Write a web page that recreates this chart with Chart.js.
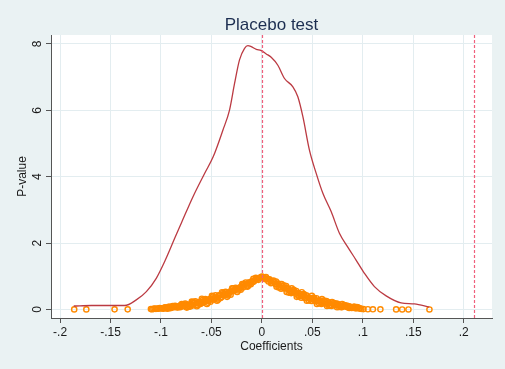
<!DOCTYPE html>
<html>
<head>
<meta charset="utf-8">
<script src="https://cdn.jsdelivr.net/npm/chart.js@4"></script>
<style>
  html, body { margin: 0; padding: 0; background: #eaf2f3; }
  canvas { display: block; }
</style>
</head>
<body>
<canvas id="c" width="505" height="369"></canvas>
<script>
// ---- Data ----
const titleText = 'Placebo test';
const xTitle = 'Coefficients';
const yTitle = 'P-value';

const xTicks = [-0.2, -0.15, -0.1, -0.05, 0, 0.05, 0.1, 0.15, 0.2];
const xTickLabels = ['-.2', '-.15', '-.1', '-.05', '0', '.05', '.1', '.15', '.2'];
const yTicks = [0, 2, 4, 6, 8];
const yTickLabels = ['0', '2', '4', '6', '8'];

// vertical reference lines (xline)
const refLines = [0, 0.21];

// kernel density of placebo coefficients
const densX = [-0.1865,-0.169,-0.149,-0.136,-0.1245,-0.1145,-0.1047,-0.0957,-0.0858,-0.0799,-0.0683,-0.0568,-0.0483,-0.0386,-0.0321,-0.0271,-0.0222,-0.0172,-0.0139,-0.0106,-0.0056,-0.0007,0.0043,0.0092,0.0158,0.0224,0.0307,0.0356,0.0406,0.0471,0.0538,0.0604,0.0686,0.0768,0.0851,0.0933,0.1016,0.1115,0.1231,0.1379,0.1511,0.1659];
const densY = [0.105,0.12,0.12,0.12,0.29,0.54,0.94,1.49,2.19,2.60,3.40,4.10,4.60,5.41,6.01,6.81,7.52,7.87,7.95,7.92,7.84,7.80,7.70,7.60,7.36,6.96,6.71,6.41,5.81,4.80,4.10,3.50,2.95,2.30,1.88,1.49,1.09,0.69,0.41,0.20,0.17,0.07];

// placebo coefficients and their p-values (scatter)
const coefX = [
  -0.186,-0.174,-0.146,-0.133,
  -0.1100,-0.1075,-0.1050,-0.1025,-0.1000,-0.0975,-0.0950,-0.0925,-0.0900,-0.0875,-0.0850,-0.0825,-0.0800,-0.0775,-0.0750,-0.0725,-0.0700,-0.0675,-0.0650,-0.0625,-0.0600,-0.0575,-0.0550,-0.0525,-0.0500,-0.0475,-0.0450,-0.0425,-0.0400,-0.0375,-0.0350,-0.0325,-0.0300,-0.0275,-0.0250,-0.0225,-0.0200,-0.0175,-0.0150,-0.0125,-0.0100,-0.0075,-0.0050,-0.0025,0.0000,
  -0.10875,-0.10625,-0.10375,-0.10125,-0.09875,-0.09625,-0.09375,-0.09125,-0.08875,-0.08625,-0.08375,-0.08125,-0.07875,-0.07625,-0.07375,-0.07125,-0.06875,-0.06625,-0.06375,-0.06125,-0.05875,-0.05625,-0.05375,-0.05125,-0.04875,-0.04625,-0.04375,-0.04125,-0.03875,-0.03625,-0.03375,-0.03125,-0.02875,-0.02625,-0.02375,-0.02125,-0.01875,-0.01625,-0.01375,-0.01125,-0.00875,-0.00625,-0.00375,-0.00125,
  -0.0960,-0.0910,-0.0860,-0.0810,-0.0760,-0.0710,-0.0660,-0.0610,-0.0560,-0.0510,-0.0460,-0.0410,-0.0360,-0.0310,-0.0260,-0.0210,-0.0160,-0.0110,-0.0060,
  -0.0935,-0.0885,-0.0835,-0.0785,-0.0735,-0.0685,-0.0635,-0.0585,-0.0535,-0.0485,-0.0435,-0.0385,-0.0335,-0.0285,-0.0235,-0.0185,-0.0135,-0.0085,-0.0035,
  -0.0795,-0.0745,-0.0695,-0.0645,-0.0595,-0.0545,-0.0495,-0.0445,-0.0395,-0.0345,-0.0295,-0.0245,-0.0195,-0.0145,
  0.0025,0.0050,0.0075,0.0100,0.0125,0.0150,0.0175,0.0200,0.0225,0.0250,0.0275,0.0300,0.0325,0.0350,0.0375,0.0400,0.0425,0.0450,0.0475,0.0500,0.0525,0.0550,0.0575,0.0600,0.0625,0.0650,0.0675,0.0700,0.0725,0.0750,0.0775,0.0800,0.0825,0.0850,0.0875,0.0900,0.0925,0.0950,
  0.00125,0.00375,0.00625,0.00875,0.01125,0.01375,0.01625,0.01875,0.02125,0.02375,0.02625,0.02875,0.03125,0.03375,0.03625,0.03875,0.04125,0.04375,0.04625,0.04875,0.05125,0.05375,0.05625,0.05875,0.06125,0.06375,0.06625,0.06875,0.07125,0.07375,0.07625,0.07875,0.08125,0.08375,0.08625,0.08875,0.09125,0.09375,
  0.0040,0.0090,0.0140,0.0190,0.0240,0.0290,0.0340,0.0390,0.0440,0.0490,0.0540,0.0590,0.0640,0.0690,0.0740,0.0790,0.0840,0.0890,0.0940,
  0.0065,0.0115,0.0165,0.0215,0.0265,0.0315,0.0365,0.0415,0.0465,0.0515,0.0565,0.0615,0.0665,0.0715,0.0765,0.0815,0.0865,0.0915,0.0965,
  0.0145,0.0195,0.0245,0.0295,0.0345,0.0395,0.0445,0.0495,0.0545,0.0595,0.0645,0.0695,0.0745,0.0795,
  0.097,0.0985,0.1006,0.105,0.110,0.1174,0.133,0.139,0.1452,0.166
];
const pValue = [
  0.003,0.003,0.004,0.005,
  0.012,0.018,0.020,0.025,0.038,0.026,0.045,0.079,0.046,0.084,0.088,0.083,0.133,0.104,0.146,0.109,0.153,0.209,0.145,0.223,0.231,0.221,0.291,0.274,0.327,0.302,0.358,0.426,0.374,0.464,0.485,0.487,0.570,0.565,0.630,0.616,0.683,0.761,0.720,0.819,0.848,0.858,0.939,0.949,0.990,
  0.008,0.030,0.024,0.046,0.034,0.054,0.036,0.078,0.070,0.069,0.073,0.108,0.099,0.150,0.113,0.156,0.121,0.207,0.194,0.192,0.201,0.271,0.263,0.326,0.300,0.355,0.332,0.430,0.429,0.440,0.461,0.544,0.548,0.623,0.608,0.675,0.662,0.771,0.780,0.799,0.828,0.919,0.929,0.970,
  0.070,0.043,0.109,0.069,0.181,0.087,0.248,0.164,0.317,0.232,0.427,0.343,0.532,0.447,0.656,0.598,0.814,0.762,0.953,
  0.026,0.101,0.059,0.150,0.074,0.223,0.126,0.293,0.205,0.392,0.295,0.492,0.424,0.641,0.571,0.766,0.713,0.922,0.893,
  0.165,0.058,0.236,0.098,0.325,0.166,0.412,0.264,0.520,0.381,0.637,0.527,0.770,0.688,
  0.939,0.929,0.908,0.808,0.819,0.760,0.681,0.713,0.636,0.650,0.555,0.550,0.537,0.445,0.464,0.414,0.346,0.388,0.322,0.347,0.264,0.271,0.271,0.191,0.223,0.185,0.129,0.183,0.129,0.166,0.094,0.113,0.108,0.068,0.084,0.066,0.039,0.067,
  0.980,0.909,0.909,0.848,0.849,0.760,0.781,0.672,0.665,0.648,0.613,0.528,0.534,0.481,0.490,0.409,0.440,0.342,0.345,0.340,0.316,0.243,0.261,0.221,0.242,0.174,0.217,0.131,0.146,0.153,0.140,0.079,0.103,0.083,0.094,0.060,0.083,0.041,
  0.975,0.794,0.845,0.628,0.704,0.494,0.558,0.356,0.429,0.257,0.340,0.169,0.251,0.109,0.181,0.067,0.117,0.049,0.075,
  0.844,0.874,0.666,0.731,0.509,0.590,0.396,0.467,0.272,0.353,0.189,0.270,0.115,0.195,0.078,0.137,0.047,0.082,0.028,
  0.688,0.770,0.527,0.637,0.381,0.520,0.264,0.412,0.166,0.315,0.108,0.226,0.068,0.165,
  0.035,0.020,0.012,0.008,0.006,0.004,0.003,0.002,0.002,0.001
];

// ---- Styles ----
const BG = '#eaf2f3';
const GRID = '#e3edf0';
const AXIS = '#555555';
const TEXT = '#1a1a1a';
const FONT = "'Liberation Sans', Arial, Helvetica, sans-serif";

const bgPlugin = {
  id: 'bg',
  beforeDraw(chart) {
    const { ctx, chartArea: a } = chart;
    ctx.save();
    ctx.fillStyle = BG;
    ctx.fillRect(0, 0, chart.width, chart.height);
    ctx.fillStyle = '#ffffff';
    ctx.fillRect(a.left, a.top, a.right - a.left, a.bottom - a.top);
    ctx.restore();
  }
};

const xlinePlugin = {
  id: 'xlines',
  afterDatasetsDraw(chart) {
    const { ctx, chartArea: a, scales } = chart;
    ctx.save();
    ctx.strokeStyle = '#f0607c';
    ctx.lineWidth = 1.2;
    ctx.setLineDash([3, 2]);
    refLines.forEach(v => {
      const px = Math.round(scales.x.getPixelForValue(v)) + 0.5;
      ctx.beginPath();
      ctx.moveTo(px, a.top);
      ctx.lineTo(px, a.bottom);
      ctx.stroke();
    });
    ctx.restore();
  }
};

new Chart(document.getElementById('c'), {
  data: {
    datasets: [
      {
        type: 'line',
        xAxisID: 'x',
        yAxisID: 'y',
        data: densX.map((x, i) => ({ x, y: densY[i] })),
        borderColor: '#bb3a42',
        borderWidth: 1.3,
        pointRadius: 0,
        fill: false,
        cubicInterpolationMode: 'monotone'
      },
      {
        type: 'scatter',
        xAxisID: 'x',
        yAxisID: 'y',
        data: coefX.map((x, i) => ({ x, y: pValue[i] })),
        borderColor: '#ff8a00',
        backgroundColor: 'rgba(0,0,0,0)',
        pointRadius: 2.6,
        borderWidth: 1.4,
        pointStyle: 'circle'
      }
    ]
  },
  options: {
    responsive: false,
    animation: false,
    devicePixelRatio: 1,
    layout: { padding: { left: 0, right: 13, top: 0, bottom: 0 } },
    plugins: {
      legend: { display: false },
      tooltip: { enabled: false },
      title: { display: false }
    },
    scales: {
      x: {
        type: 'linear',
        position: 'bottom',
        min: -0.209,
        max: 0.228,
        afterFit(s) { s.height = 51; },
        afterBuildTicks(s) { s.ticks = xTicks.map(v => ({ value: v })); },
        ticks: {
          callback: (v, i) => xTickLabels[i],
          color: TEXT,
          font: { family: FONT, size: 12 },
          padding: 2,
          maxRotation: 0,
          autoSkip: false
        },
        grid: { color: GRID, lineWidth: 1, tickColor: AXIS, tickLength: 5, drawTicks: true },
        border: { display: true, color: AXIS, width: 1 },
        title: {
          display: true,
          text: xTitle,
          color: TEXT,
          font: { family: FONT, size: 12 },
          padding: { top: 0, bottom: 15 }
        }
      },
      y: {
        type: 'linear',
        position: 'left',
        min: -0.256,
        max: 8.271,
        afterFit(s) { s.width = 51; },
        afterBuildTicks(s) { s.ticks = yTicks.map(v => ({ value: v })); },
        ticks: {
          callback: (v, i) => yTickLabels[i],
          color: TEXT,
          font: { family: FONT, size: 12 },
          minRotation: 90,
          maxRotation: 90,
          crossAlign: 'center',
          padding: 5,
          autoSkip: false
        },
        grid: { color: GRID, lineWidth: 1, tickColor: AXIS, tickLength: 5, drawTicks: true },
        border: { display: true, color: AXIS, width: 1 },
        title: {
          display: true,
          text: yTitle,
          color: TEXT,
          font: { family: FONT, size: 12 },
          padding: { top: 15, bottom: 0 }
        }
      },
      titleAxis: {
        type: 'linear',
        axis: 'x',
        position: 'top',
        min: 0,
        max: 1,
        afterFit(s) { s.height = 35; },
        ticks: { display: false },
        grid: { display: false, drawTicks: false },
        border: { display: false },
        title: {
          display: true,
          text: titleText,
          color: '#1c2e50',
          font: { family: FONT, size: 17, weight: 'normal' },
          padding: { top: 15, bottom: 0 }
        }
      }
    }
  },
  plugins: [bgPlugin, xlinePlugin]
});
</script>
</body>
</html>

_TASK DETAILS_
Reproduce exactly the run of lines that opens the listing and closes with the line holding "const refLines = [0, 0.21];". Pictures are excluded.

_RESPONSE TO THIS EXERCISE_
Write a web page that recreates this chart with Chart.js.
<!DOCTYPE html>
<html>
<head>
<meta charset="utf-8">
<script src="https://cdn.jsdelivr.net/npm/chart.js@4"></script>
<style>
  html, body { margin: 0; padding: 0; background: #eaf2f3; }
  canvas { display: block; }
</style>
</head>
<body>
<canvas id="c" width="505" height="369"></canvas>
<script>
// ---- Data ----
const titleText = 'Placebo test';
const xTitle = 'Coefficients';
const yTitle = 'P-value';

const xTicks = [-0.2, -0.15, -0.1, -0.05, 0, 0.05, 0.1, 0.15, 0.2];
const xTickLabels = ['-.2', '-.15', '-.1', '-.05', '0', '.05', '.1', '.15', '.2'];
const yTicks = [0, 2, 4, 6, 8];
const yTickLabels = ['0', '2', '4', '6', '8'];

// vertical reference lines (xline)
const refLines = [0, 0.21];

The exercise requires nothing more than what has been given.